As Elys Network reaches the six-month milestone since its mainnet launch in December 2024, it's the right time to reflect on our journey—what we’ve accomplished, what remains to be done, and how we’re positioning ourselves for the next phase of growth.
From our first lines of code and testnet deployments over two year ago, to shipping a robust mainnet and attracting tens of thousands of users, the past year has been a period of rapid development and deep learning. This article serves as a progress update and a transparent look into the future of Elys.
Since launch, Elys Network has achieved meaningful growth across core metrics:
TVL: Grown from $500K to almost $6M, a 12x increase since launch
Total Users: From 17,000 in January to a peak of 42,000 in May
Returning Users: From 7,700 in January to 24,000 in May, indicating increasing engagement and user stickiness
These figures reflect strong interest in the DeFi products we’re building and validate the need for a more seamless, unified experience in DeFi.
Despite strong traction, we recognize that significant challenges remain. Specifically, for Elys to reach meaningful product-market fit, two things are critical:
Volume generation: Some liquidity pools perform well, especially those with lower liquidity and higher fee concentration. However, flagship pools like BTC and ATOM currently lack sufficient volume to produce higher fees for liquidity providers.
Token sustainability: Incentive-driven growth (via EDEN) is not a long-term strategy. Transitioning to a sustainable incentive model is necessary to protect the health of our ecosystem and token economy.
A perpetual DEX focused on high-demand assets like BTC and ATOM will go live soon.
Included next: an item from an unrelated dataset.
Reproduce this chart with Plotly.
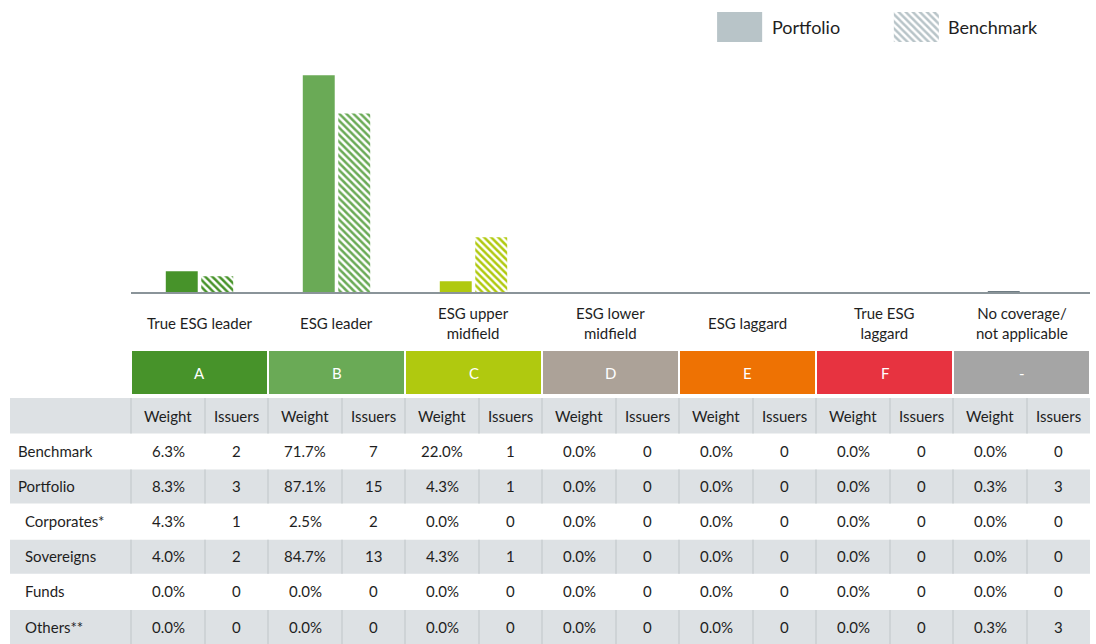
import plotly.graph_objects as go

# ---------------- data ----------------
rating_letters = ["A", "B", "C", "D", "E", "F", "-"]
category_labels = ["True ESG leader", "ESG leader", "ESG upper<br>midfield",
                   "ESG lower<br>midfield", "ESG laggard", "True ESG<br>laggard",
                   "No coverage/<br>not applicable"]
row_labels = ["Benchmark", "Portfolio", "Corporates*", "Sovereigns", "Funds", "Others**"]
row_indent = [False, False, True, True, True, True]

benchmark_weight = [6.3, 71.7, 22.0, 0.0, 0.0, 0.0, 0.0]
benchmark_issuers = [2, 7, 1, 0, 0, 0, 0]
portfolio_weight = [8.3, 87.1, 4.3, 0.0, 0.0, 0.0, 0.3]
portfolio_issuers = [3, 15, 1, 0, 0, 0, 3]
corporates_weight = [4.3, 2.5, 0.0, 0.0, 0.0, 0.0, 0.0]
corporates_issuers = [1, 2, 0, 0, 0, 0, 0]
sovereigns_weight = [4.0, 84.7, 4.3, 0.0, 0.0, 0.0, 0.0]
sovereigns_issuers = [2, 13, 1, 0, 0, 0, 0]
funds_weight = [0.0, 0.0, 0.0, 0.0, 0.0, 0.0, 0.0]
funds_issuers = [0, 0, 0, 0, 0, 0, 0]
others_weight = [0.0, 0.0, 0.0, 0.0, 0.0, 0.0, 0.3]
others_issuers = [0, 0, 0, 0, 0, 0, 3]

table_weights = [benchmark_weight, portfolio_weight, corporates_weight,
                 sovereigns_weight, funds_weight, others_weight]
table_issuers = [benchmark_issuers, portfolio_issuers, corporates_issuers,
                 sovereigns_issuers, funds_issuers, others_issuers]

# ---------------- styles ----------------
band_colors = ["#47932a", "#6aaa56", "#b0c90f", "#aca298", "#ee7203", "#e73340", "#a5a5a5"]
portfolio_bar_colors = ["#47932a", "#6aaa56", "#b0c90f", "#aca298", "#ee7203", "#e73340", "#6f7c83"]
legend_grey = "#b8c4c8"
row_grey = "#dde1e4"
sep_grey = "#c9ced2"
text_col = "#1e1e1e"
FONT = "Lato"
FS = 15

W, H = 1096, 644
def fx(p):
    return p / W
def fy(p):
    return 1 - p / H

plot_left, plot_right = 131, 1090
group_w = (plot_right - plot_left) / 7
weight_w = 74
label_left = 10

x_idx = list(range(len(rating_letters)))

fig = go.Figure()
fig.add_trace(go.Bar(
    x=x_idx, y=portfolio_weight, name="Portfolio",
    marker=dict(color=portfolio_bar_colors, line=dict(width=0)),
    showlegend=False, hoverinfo="skip"))
fig.add_trace(go.Bar(
    x=x_idx, y=benchmark_weight, name="Benchmark",
    marker=dict(color="white", line=dict(width=0),
                pattern=dict(shape="\\", fgcolor=portfolio_bar_colors[:6] + [band_colors[6]],
                             bgcolor="white", size=5, solidity=0.5, fgopacity=1,
                             fillmode="replace")),
    showlegend=False, hoverinfo="skip"))

# legend swatches on an auxiliary axis
fig.add_trace(go.Bar(x=[0], y=[1], xaxis="x2", yaxis="y2", width=0.255,
                     marker=dict(color=legend_grey, line=dict(width=0)),
                     showlegend=False, hoverinfo="skip"))
fig.add_trace(go.Bar(x=[1], y=[1], xaxis="x2", yaxis="y2", width=0.255,
                     marker=dict(color="white", line=dict(width=0),
                                 pattern=dict(shape="\\", fgcolor=legend_grey, bgcolor="white",
                                              size=5, solidity=0.5, fgopacity=1,
                                              fillmode="replace")),
                     showlegend=False, hoverinfo="skip"))

shapes = []
annotations = []

# legend texts
annotations.append(dict(xref="paper", yref="paper", x=fx(770), y=fy(27), text="Portfolio",
                        showarrow=False, xanchor="left", yanchor="middle",
                        font=dict(family=FONT, size=18, color=text_col)))
annotations.append(dict(xref="paper", yref="paper", x=fx(946), y=fy(27), text="Benchmark",
                        showarrow=False, xanchor="left", yanchor="middle",
                        font=dict(family=FONT, size=18, color=text_col)))

# category labels and rating bands
for g in x_idx:
    g0 = plot_left + g * group_w
    annotations.append(dict(xref="x", yref="paper", x=g, y=fy(323), text=category_labels[g],
                            showarrow=False, xanchor="center", yanchor="middle",
                            font=dict(family=FONT, size=FS, color=text_col)))
    shapes.append(dict(type="rect", xref="paper", yref="paper",
                       x0=fx(g0 + 1), x1=fx(g0 + group_w - 1), y0=fy(394), y1=fy(351),
                       fillcolor=band_colors[g], line=dict(width=0), layer="above"))
    annotations.append(dict(xref="x", yref="paper", x=g, y=fy(373), text=rating_letters[g],
                            showarrow=False, xanchor="center", yanchor="middle",
                            font=dict(family=FONT, size=FS, color="white")))

# table
header_top, header_bot = 398, 433.4
row_h = 35.1

def sep_lines(y0, y1):
    xs = [plot_left]
    for g in x_idx:
        g0 = plot_left + g * group_w
        xs.append(g0 + weight_w)
        if g < 6:
            xs.append(g0 + group_w)
    for xv in xs:
        shapes.append(dict(type="line", xref="paper", yref="paper",
                           x0=fx(xv), x1=fx(xv), y0=fy(y0), y1=fy(y1),
                           line=dict(color=sep_grey, width=1.5), layer="above"))

shapes.append(dict(type="rect", xref="paper", yref="paper", x0=fx(label_left), x1=fx(plot_right),
                   y0=fy(header_bot), y1=fy(header_top), fillcolor=row_grey,
                   line=dict(width=0), layer="below"))
sep_lines(header_top, header_bot)
for g in x_idx:
    g0 = plot_left + g * group_w
    annotations.append(dict(xref="paper", yref="paper", x=fx(g0 + weight_w / 2), y=fy((header_top + header_bot) / 2),
                            text="Weight", showarrow=False, xanchor="center", yanchor="middle",
                            font=dict(family=FONT, size=FS, color=text_col)))
    annotations.append(dict(xref="paper", yref="paper", x=fx(g0 + weight_w + (group_w - weight_w) / 2),
                            y=fy((header_top + header_bot) / 2),
                            text="Issuers", showarrow=False, xanchor="center", yanchor="middle",
                            font=dict(family=FONT, size=FS, color=text_col)))

for r, lab in enumerate(row_labels):
    y0 = header_bot + r * row_h
    y1 = y0 + row_h + (1 if r == len(row_labels) - 1 else 0)
    ymid = (y0 + y1) / 2
    if r % 2 == 1:
        shapes.append(dict(type="rect", xref="paper", yref="paper", x0=fx(label_left), x1=fx(plot_right),
                           y0=fy(y1), y1=fy(y0 + 1), fillcolor=row_grey, line=dict(width=0), layer="below"))
        sep_lines(y0 + 1, y1)
    annotations.append(dict(xref="paper", yref="paper", x=fx(23 if row_indent[r] else 16), y=fy(ymid),
                            text=lab, showarrow=False, xanchor="left", yanchor="middle",
                            font=dict(family=FONT, size=FS, color=text_col)))
    for g in x_idx:
        g0 = plot_left + g * group_w
        annotations.append(dict(xref="paper", yref="paper", x=fx(g0 + weight_w / 2), y=fy(ymid),
                                text=f"{table_weights[r][g]:.1f}%", showarrow=False,
                                xanchor="center", yanchor="middle",
                                font=dict(family=FONT, size=FS, color=text_col)))
        annotations.append(dict(xref="paper", yref="paper", x=fx(g0 + weight_w + (group_w - weight_w) / 2),
                                y=fy(ymid), text=str(table_issuers[r][g]), showarrow=False,
                                xanchor="center", yanchor="middle",
                                font=dict(family=FONT, size=FS, color=text_col)))

fig.update_layout(
    width=W, height=H,
    margin=dict(l=0, r=0, t=0, b=0),
    paper_bgcolor="white", plot_bgcolor="white",
    barmode="group", bargap=0.482, bargroupgap=0.1,
    xaxis=dict(domain=[fx(plot_left), fx(plot_right)], range=[-0.5, 6.5],
               showticklabels=False, showgrid=False, zeroline=False, ticks="",
               showline=True, linecolor="#8a9499", linewidth=2, fixedrange=True),
    yaxis=dict(domain=[fy(292), fy(68)], range=[0, 90], visible=False, showgrid=False,
               zeroline=False, fixedrange=True),
    xaxis2=dict(domain=[fx(651.25), fx(1004.75)], range=[-0.5, 1.5], visible=False,
                anchor="y2", fixedrange=True),
    yaxis2=dict(domain=[fy(42), fy(12)], range=[0, 1], visible=False, anchor="x2",
                fixedrange=True),
    shapes=shapes, annotations=annotations,
    font=dict(family=FONT, size=FS, color=text_col),
    showlegend=False,
)

fig.write_html("out.html", config={"displayModeBar": False},
               post_script="document.body.style.margin='0';document.body.style.padding='0';"
                           "document.body.style.overflow='hidden';")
This product is designed to:
Generate fee-based yield for LPs and ELYS stakers
Create new trading demand within the ecosystem
Anchor liquidity in strategic pools
Our AI-powered vaults will automate:
Pool rebalancing
Arbitrage vaults
Delta-neutral strategies vaults
The aim is to generate returns for users while driving protocol-level volume and utility across LP pools and the broader ecosystem.
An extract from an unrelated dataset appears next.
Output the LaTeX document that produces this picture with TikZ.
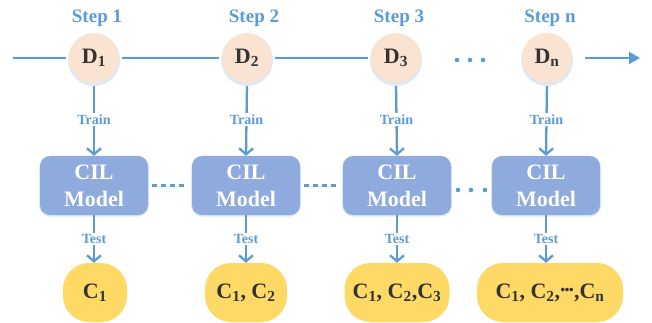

We will initiate a governance proposal to:
Reduce maximum EDEN APR across vaults, pools, and staking
Phase out the bootstrapping phase responsibly every month starting from this proposal to improve sustainability over time.
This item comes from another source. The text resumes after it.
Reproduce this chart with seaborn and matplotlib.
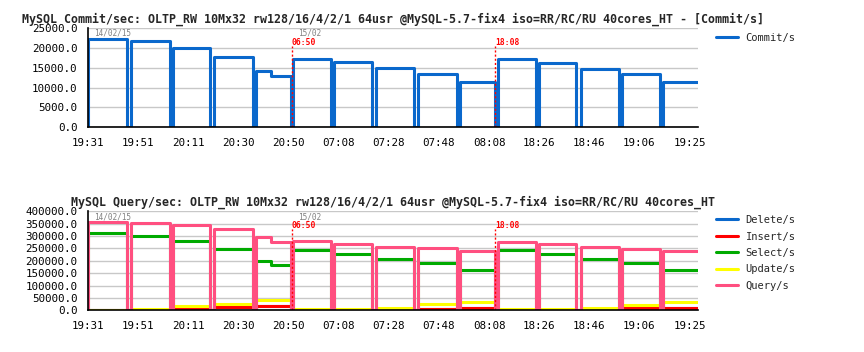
import numpy as np
import pandas as pd
import matplotlib
matplotlib.use("Agg")
import matplotlib.pyplot as plt
import seaborn as sns
from matplotlib.ticker import FormatStrFormatter, FixedLocator
from matplotlib.lines import Line2D

# ---------------- data ----------------
tick_pos = [0, 20, 40, 60, 80, 100, 120, 140, 160, 180, 200, 220, 240]
tick_labels = ['19:31', '19:51', '20:11', '20:30', '20:50', '07:08', '07:28',
               '07:48', '08:08', '18:26', '18:46', '19:06', '19:25']

# test run segments (sample index units)
seg_start = [0.1, 17.2, 34.0, 50.4, 67.0, 73.2, 81.7, 98.2, 114.8, 131.5,
             148.4, 163.5, 179.8, 196.6, 213.1, 229.6]
seg_end = [15.7, 32.6, 48.8, 65.7, 73.2, 81.1, 96.8, 113.5, 130.1, 147.1,
           162.4, 178.6, 194.9, 212.0, 228.3, 245.0]

commit = [22300, 21600, 19900, 17700, 14100, 12900, 17300, 16400, 14800, 13500,
          11450, 17150, 16250, 14700, 13400, 11300]
query = [358000, 353000, 345000, 328000, 297000, 274000, 280000, 268000, 256000, 250000,
         240000, 276000, 269000, 254000, 248000, 239000]
select = [313000, 302000, 280000, 249000, 200000, 183000, 244000, 229000, 207000, 191000,
          162000, 242000, 229000, 206000, 190000, 161000]
update = [3000, 5000, 15800, 26300, 43000, 40000, 4000, 4000, 11000, 23700,
          34200, 4000, 4000, 10500, 22400, 34200]
insert = [700, 1500, 7900, 11800, 15800, 15800, 800, 800, 6000, 6600,
          10500, 800, 800, 5300, 7900, 7900]
delete = [700, 1500, 7900, 11800, 15800, 15800, 800, 800, 6000, 6600,
          10500, 800, 800, 5300, 7900, 7900]

marker_pos = [81.2, 162.4]
marker_labels = ['06:50', '18:08']

title_top = ("MySQL Commit/sec: OLTP_RW 10Mx32 rw128/16/4/2/1 64usr "
             "@MySQL-5.7-fix4 iso=RR/RC/RU 40cores_HT - [Commit/s]")
title_bot = ("MySQL Query/sec: OLTP_RW 10Mx32 rw128/16/4/2/1 64usr "
             "@MySQL-5.7-fix4 iso=RR/RC/RU 40cores_HT")

series_names = ['Delete/s', 'Insert/s', 'Select/s', 'Update/s', 'Query/s']
series_vals = [delete, insert, select, update, query]
colors = {'Commit/s': '#0a68cc', 'Delete/s': '#0a68cc', 'Insert/s': '#ff0000',
          'Select/s': '#00aa00', 'Update/s': '#ffff00', 'Query/s': '#ff4f80'}


def step_series(values):
    xs, ys = [0.0], [0.0]
    n = len(seg_start)
    for i, (s, e, v) in enumerate(zip(seg_start, seg_end, values)):
        xs.append(s)
        ys.append(v)
        if i + 1 >= n or seg_start[i + 1] > e:
            xs.append(e)
            ys.append(0.0)
    return xs, ys


# ---------------- style ----------------
sns.set_style("white")
MONO = ['DejaVu Sans Mono']
plt.rcParams['font.family'] = MONO

fig = plt.figure(figsize=(8.64, 3.52), dpi=100)
ax1 = fig.add_axes([0.1019, 0.6384, 0.7057, 0.2821])
ax2 = fig.add_axes([0.1019, 0.1185, 0.7057, 0.2812])

# top: commits
cx, cy = step_series(commit)
df_top = pd.DataFrame({'x': cx, 'y': cy, 'series': 'Commit/s'})
sns.lineplot(data=df_top, x='x', y='y', hue='series', palette=colors,
             estimator=None, sort=False, drawstyle='steps-post',
             linewidth=2.2, legend=False, ax=ax1)

# bottom: queries
frames = []
for name, vals in zip(series_names, series_vals):
    xs, ys = step_series(vals)
    frames.append(pd.DataFrame({'x': xs, 'y': ys, 'series': name}))
df_bot = pd.concat(frames, ignore_index=True)
sns.lineplot(data=df_bot, x='x', y='y', hue='series', hue_order=series_names,
             palette=colors, estimator=None, sort=False, drawstyle='steps-post',
             linewidth=2.2, legend=False, ax=ax2)

for ax, ymax, ystep in [(ax1, 25000, 5000), (ax2, 400000, 50000)]:
    ax.set_xlim(0, 243.3)
    ax.set_ylim(0, ymax)
    ax.yaxis.set_major_locator(FixedLocator(np.arange(0, ymax + 1, ystep)))
    ax.yaxis.set_major_formatter(FormatStrFormatter('%.1f'))
    ax.set_xticks(tick_pos)
    ax.set_xticklabels(tick_labels)
    ax.set_xlabel('')
    ax.set_ylabel('')
    for s in ['top', 'right']:
        ax.spines[s].set_visible(False)
    for s in ['left', 'bottom']:
        ax.spines[s].set_color('black')
        ax.spines[s].set_linewidth(1.2)
    ax.grid(axis='y', color='#c8c8c8', linewidth=1.0)
    ax.grid(axis='x', visible=False)
    ax.set_axisbelow(True)
    ax.tick_params(axis='both', length=4.5, width=1.0, color='black',
                   labelsize=7.8, pad=3, labelcolor='black')
    # annotations
    ax.text(0.0093, 0.947, '14/02/15', transform=ax.transAxes, fontsize=5.6,
            color='#808080', va='center', ha='left')
    ax.text(0.344, 0.947, '15/02', transform=ax.transAxes, fontsize=5.6,
            color='#808080', va='center', ha='left')
    for mp, ml in zip(marker_pos, marker_labels):
        ax.axvline(mp, ymin=0, ymax=0.82, color='red', linewidth=1.0,
                   linestyle=(0, (1.5, 1.5)))
        ax.text(mp, 0.852, ml, transform=ax.get_xaxis_transform(), fontsize=5.8,
                color='red', fontweight='bold', va='center', ha='left')

ax1.set_title(title_top, fontsize=8.4, fontweight='bold', pad=4)
ax2.set_title(title_bot, fontsize=8.4, fontweight='bold', pad=4)

# legends
h_top = [Line2D([], [], color=colors['Commit/s'], linewidth=2.2)]
ax1.legend(h_top, ['Commit/s'], loc='upper left', bbox_to_anchor=(0.8287, 0.906),
           bbox_transform=fig.transFigure, frameon=False, fontsize=7.5,
           handlelength=2.1, handletextpad=0.75, borderpad=0, borderaxespad=0)
h_bot = [Line2D([], [], color=colors[n], linewidth=2.2) for n in series_names]
ax2.legend(h_bot, series_names, loc='upper left', bbox_to_anchor=(0.8287, 0.389),
           bbox_transform=fig.transFigure, frameon=False, fontsize=7.5,
           handlelength=2.1, handletextpad=0.75, borderpad=0, borderaxespad=0,
           labelspacing=0.62)

fig.savefig('out.png', dpi=100)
These changes are aligned with the launch of the PerpDEX to ensure that volume—not emissions—becomes the primary source of rewards.
The upcoming product suite—PerpDEX, vaults, and more—will all embed deeper utility for the ELYS token.
But we don't want to stop there. Elys needs to be more useful and bring more benefits to holders who use the platform. So we're working on different innovative ways to make ELYS the token you need to hold when using our app.
To summarize, our roadmap for the coming months revolves around four key objectives:
Drive sustained volume through the launch of the PerpDEX
Reduce and realign incentives as we exit the bootstrapping phase
Deploy AI vaults to automate capital efficiency and deepen yield strategies
Expand the role and utility of the ELYS token across the ecosystem
Now that our v1 product stack will be complete, the next phase is about scale.
Our focus is simple: volume, and value creation. Without volume, DeFi ecosystems cannot sustain liquidity, usage, or token value.
Over the coming weeks, you will see the first steps of this new direction, starting with the launch of the PerpDEX and more information about upcoming products.
From the earliest testnet contributors to today’s liquidity providers, stakers, and governance participants—thank you.
Your belief in Elys Network has made the last six months possible. We’re more focused than ever on building products that serve your needs, generate sustainable yield, and create long-term value.